5.13.2012

Everything You Need to Know About Gold Prices

Gold's hot. Then it's not. Now what? Where did the love for the shiny metal go? Now the gold bugs are crying, and the "I told you so crowd" is warming up in the wings. After a stunning rally to $1,895/oz., gold prices are down hard, falling below $1,600/oz. That's a 16.11% drop that has the gold bears drooling for more-but probably not for long. Let's start with gold prices themselves. Right now they're down three months in a row and many gold investors fear there's no bottom in sight. What they don't realize is that the fall in gold prices is as rare as proverbial hen's teeth. This is the first time we've seen gold prices tumble three months in a row since March of 2001. In fact, since 1957 we've only seen gold prices fall three months in a row 65 times out of a total of 661 three-month periods, according to data compiled by Bloomberg and Standard and Poor's. But here's the thing about gold prices... Gold could fall all the way through May, turning what it already a rare occurrence into an ultra-rare occurrence. Would that be a bad thing? In the bigger scheme of things, not really. People forget that gold prices fell by more than half from 1975 to 1976, and were down 17 out of 24 months.
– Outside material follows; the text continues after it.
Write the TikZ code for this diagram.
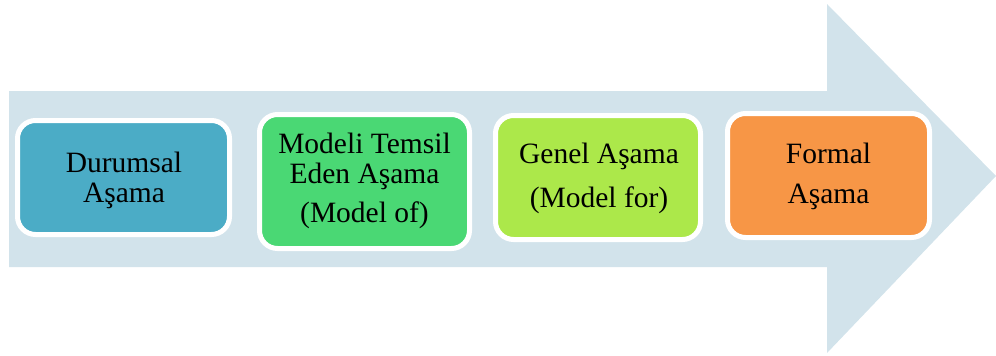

At the same time, gold prices also recorded 10 three-month declines during the period. That was, incidentally, right before gold rose 721.25% to $850.00/oz.-- a peak gold hit on January 21, 1980. The point is, bear tracks always precede bull market runs. So I am not especially concerned by this pullback in gold. In fact, as you can see from an earlier forecast, we're right on target with my expectations for gold this year. Take a look at what I shared with my readers on January 2, 2012: The drop in prices we're seeing is simply a matter of traders adjusting their risk tolerance by taking money off the table. They are moving out of gold and into dollars.